Greenlights

Author: Matthew McConaughey

Rating: 10/10

I admit that I was skeptical when first I saw a new episode of the Tim Ferris Show with Matthew McConaughey. I definitely didn’t expect to immediately buy his book on Audible after listening to that episode and then buy and read a Kindle version after that. Not only it surprised me that the book is good, but it surprised me just how good it is.

Wildly entertaining, remarkably wise, and candid, this memoir brings you on a philosophical and inspiring journey of McConaughey’s life.

“Greenlights” tell us to continue along our path, not only in traffic but also in life. Sometimes we come to red and yellow lights, but through a combination of luck, skill, and different point of view, you can make them “greenlights.”

Using beautifully profound and engaging life stories, the author looks back over the first 50 years of his life and illustrates how some of his red lights turned green and how he has always kept his eyes open for the next green light.

As McConaughey says at the end of the book, “I hope it can be useful and lend a hand if you need it, that it might teach you something, inspire you, make you laugh, remind you, help you forget, and arm you with some life tools to better march forward as more of yourself.” – and I can confirm that it does all that and more.

Highly recommend listening to McConaughey himself telling this incredible story in the audiobook.

View on Amazon

Highlights

“As I’ve navigated the weather in my own life, getting relative with the inevitable has been a key to my success.
Relatively, we are livin. Life is our résumé. It is our story to tell, and the choices we make write the chapters.

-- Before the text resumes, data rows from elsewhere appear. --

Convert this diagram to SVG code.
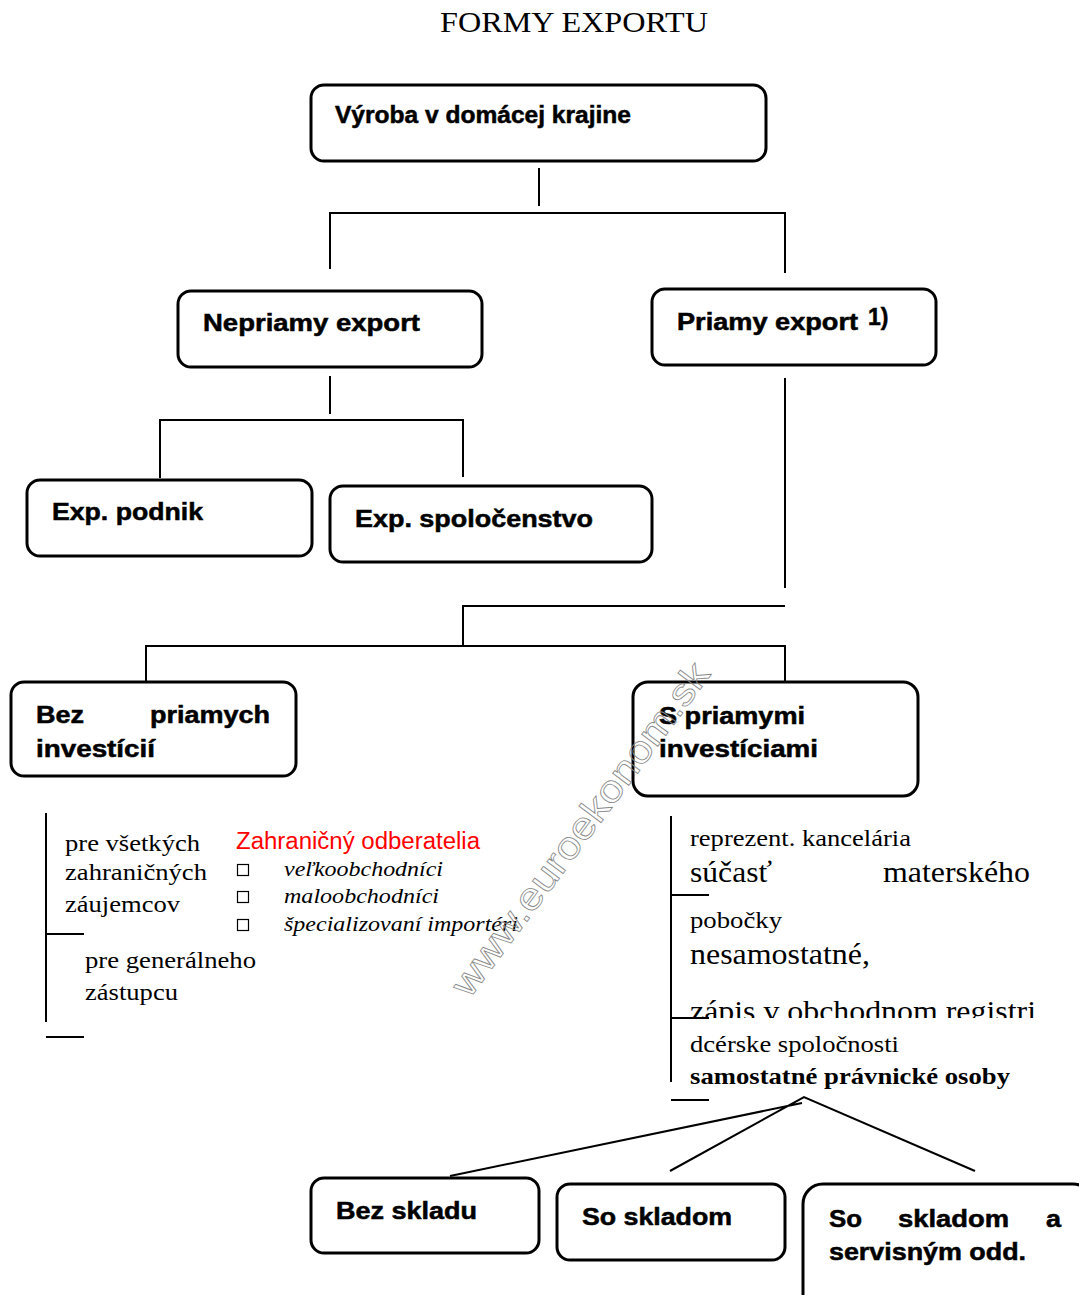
<svg xmlns="http://www.w3.org/2000/svg" width="1079" height="1295" viewBox="0 0 1079 1295">
<style>
.box{fill:#fff;stroke:#000;stroke-width:3}
.lbl{font-family:"Liberation Sans",Arial,sans-serif;font-weight:bold;font-size:23px;fill:#000;stroke:#000;stroke-width:0.5}
.ln{stroke:#000;stroke-width:2;fill:none}
.tm{font-family:"Liberation Serif","Times New Roman",serif;fill:#000}
.it{font-family:"Liberation Serif","Times New Roman",serif;font-style:italic;font-size:21px;fill:#000}
.chk{fill:#fff;stroke:#000;stroke-width:1.2}
</style>
<defs>
<clipPath id="cz"><rect x="680" y="990" width="380" height="28"/></clipPath>
</defs>
<rect width="1079" height="1295" fill="#fff"/>
<text x="440" y="32" class="tm" font-size="30" textLength="268" lengthAdjust="spacingAndGlyphs">FORMY EXPORTU</text>

<g id="connectors">
<path class="ln" d="M539,168 V206 M330,269 V213 H785 V273"/>
<path class="ln" d="M330,376 V414 M160,478 V420 H463 V477"/>
<path class="ln" d="M785,378 V588 M785,606 H463 V646 M146,684 V646 H785 V684"/>
<path class="ln" d="M46,813 V1022 M46,934 H84 M46,1037 H84"/>
<path class="ln" d="M671,816 V1082 M671,895 H709 M671,1018 H709 M671,1100 H709"/>
<path class="ln" d="M450,1176 L802,1103 M670,1171 L804,1097 L975,1171"/>
</g>

<g id="n-vyroba">
<rect class="box" x="311" y="85" width="455" height="76" rx="13"/>
<text class="lbl" x="335" y="123" font-size="20" textLength="296" lengthAdjust="spacingAndGlyphs">Výroba v domácej krajine</text>
</g>
<g id="n-nepriamy">
<rect class="box" x="178" y="291" width="304" height="76" rx="13"/>
<text class="lbl" x="203" y="331" textLength="217" lengthAdjust="spacingAndGlyphs">Nepriamy export</text>
</g>
<g id="n-priamy">
<rect class="box" x="652" y="289" width="284" height="76" rx="13"/>
<text class="lbl" x="677" y="330" textLength="181" lengthAdjust="spacingAndGlyphs">Priamy export</text>
<text class="lbl" x="868" y="325" font-size="12" stroke-width="0.3">1)</text>
</g>
<g id="n-podnik">
<rect class="box" x="27" y="480" width="285" height="76" rx="13"/>
<text class="lbl" x="52" y="520" textLength="151" lengthAdjust="spacingAndGlyphs">Exp. podnik</text>
</g>
<g id="n-spolocenstvo">
<rect class="box" x="330" y="486" width="322" height="76" rx="13"/>
<text class="lbl" x="355" y="527" textLength="238" lengthAdjust="spacingAndGlyphs">Exp. spoločenstvo</text>
</g>
<g id="n-bez-priamych">
<rect class="box" x="11" y="682" width="285" height="94" rx="13"/>
<text class="lbl" x="36" y="723" textLength="48" lengthAdjust="spacingAndGlyphs">Bez</text>
<text class="lbl" x="150" y="723" textLength="120" lengthAdjust="spacingAndGlyphs">priamych</text>
<text class="lbl" x="36" y="757" textLength="119" lengthAdjust="spacingAndGlyphs">investícií</text>
</g>
<g id="n-s-priamymi">
<rect class="box" x="633" y="682" width="285" height="114" rx="15"/>
<text class="lbl" x="659" y="724" textLength="146" lengthAdjust="spacingAndGlyphs">S priamymi</text>
<text class="lbl" x="659" y="757" textLength="159" lengthAdjust="spacingAndGlyphs">investíciami</text>
</g>

<g id="t-left">
<text class="tm" x="65" y="851" font-size="24" textLength="135" lengthAdjust="spacingAndGlyphs">pre všetkých</text>
<text class="tm" x="65" y="880" font-size="24" textLength="142" lengthAdjust="spacingAndGlyphs">zahraničných</text>
<text class="tm" x="65" y="912" font-size="24" textLength="115" lengthAdjust="spacingAndGlyphs">záujemcov</text>
<text class="tm" x="85" y="968" font-size="24" textLength="171" lengthAdjust="spacingAndGlyphs">pre generálneho</text>
<text class="tm" x="85" y="1000" font-size="24" textLength="93" lengthAdjust="spacingAndGlyphs">zástupcu</text>
</g>
<g id="t-odberatelia">
<text x="236" y="849" font-family="Liberation Sans, Arial, sans-serif" font-size="23" fill="#ff0000" textLength="244" lengthAdjust="spacingAndGlyphs">Zahraničný odberatelia</text>
<rect class="chk" x="237.5" y="864.5" width="11" height="11"/>
<rect class="chk" x="237.5" y="891.5" width="11" height="11"/>
<rect class="chk" x="237.5" y="919.5" width="11" height="11"/>
<text class="it" x="284" y="876" textLength="159" lengthAdjust="spacingAndGlyphs">veľkoobchodníci</text>
<text class="it" x="284" y="903" textLength="155" lengthAdjust="spacingAndGlyphs">maloobchodníci</text>
<text class="it" x="284" y="931" textLength="234" lengthAdjust="spacingAndGlyphs">špecializovaní importéri</text>
</g>
<g id="t-right">
<text class="tm" x="690" y="846" font-size="23" textLength="221" lengthAdjust="spacingAndGlyphs">reprezent. kancelária</text>
<text class="tm" x="690" y="882" font-size="29" textLength="82" lengthAdjust="spacingAndGlyphs">súčasť</text>
<text class="tm" x="883" y="882" font-size="29" textLength="147" lengthAdjust="spacingAndGlyphs">materského</text>
<text class="tm" x="690" y="928" font-size="23" textLength="92" lengthAdjust="spacingAndGlyphs">pobočky</text>
<text class="tm" x="690" y="964" font-size="29" textLength="180" lengthAdjust="spacingAndGlyphs">nesamostatné,</text>
<g clip-path="url(#cz)"><text class="tm" x="690" y="1021" font-size="29" textLength="346" lengthAdjust="spacingAndGlyphs">zápis v obchodnom registri</text></g>
<text class="tm" x="690" y="1052" font-size="23" textLength="209" lengthAdjust="spacingAndGlyphs">dcérske spoločnosti</text>
<text class="tm" x="690" y="1084" font-size="23" font-weight="bold" textLength="320" lengthAdjust="spacingAndGlyphs">samostatné právnické osoby</text>
</g>

<g id="n-bez-skladu">
<rect class="box" x="311" y="1178" width="228" height="75" rx="13"/>
<text class="lbl" x="336" y="1219" textLength="141" lengthAdjust="spacingAndGlyphs">Bez skladu</text>
</g>
<g id="n-so-skladom">
<rect class="box" x="557" y="1184" width="228" height="76" rx="13"/>
<text class="lbl" x="582" y="1225" textLength="150" lengthAdjust="spacingAndGlyphs">So skladom</text>
</g>
<g id="n-so-skladom-servis">
<rect class="box" x="803" y="1184" width="290" height="130" rx="20"/>
<text class="lbl" x="829" y="1227" textLength="33" lengthAdjust="spacingAndGlyphs">So</text>
<text class="lbl" x="898" y="1227" textLength="111" lengthAdjust="spacingAndGlyphs">skladom</text>
<text class="lbl" x="1046" y="1227" textLength="15" lengthAdjust="spacingAndGlyphs">a</text>
<text class="lbl" x="829" y="1260" textLength="197" lengthAdjust="spacingAndGlyphs">servisným odd.</text>
</g>

<g id="watermark">
<text transform="translate(580,829) rotate(-53.3)" y="13" text-anchor="middle" font-family="Liberation Sans, Arial, sans-serif" font-size="38" fill="none" stroke="#888" stroke-width="0.8" textLength="405" lengthAdjust="spacingAndGlyphs">www.euroekonom.sk</text>
</g>
</svg>
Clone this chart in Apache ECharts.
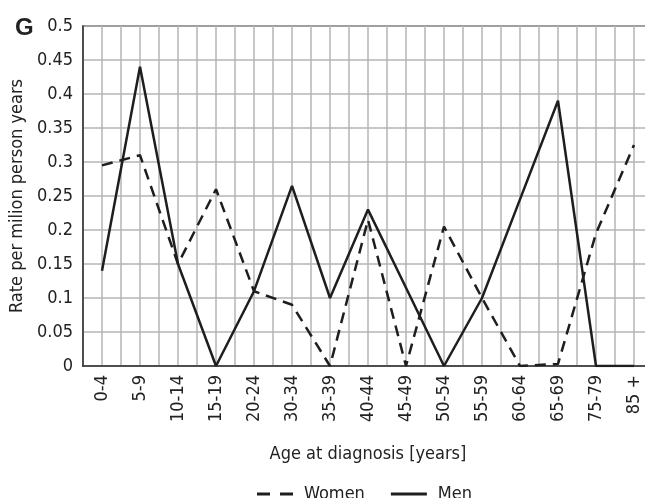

Can we live in a way where we look forward to looking back?
Inevitably, we are going to die. Our eulogy, our story, will be told by others and forever introduce us when we are gone.”

“time and truth. Two constants you can rely on. One shows up for the first time every time while the other never leaves.”

“If we’d all make sense of humor our default emotion, we’d all get along better.”

“Rather than struggle against time and waste it, let’s dance with time and redeem it because we don’t live longer when we try not to die; we live longer when we’re too busy livin.”

Death, family crisis, and newborns—the end of a life, trying to keep a life, and welcoming in a new one—these are three things that will shake your floor, give you clarity, remind you of your mortality, and hence, give you the courage to live harder, stronger, and truer. Three things that make you ask yourself, “What matters?” Three things that make you realize, “It all does.””

“The great man is not all to each, he’s each to all. The genius can do anything but does one thing at a time.”

“Some relationships are better in a close-up. More impressive with more definition. Like the woman whose photograph doesn’t turn you on, but in real life she does. Sometimes we need to be near. It’s love, it’s literal. Closeness is the quiet moments together, the pain shared, the beauty seen, the honesty. It’s authentic. It’s reality. A constant relationship because we can see it, we’re sure about it, we know it. It’s making love. It’s attachment. It’s togetherness. It’s private. It costs us. It hurts. We own it. And we like it that way, because sometimes it’s better with the lights on.”

““What would I have to do to lose you?” I asked. “Oh, that’s easy,” she said as she turned her head to me. My heart raced. Her eyes found mine and settled. “Change,” she said.”

“the arrow doesn’t seek the target, the target draws the arrow We must be aware of what we attract in life because it is no accident or coincidence. The spider waits in his web for dinner to come. Yes, we must chase what we want, seek it out, cast our lines in the water, but sometimes we don’t need to make things happen. Our souls are infinitely magnetic.”

“Great leaders are not always in front. They also know who to follow.”

“You ever get in a rut? Stuck on the merry-go-round of a bad habit? I have. We are going to make mistakes — own them, make amends, and move on. Guilt and regret kill many a man before their time. Get off the ride. You are the author of the book of your life. Turn the page.”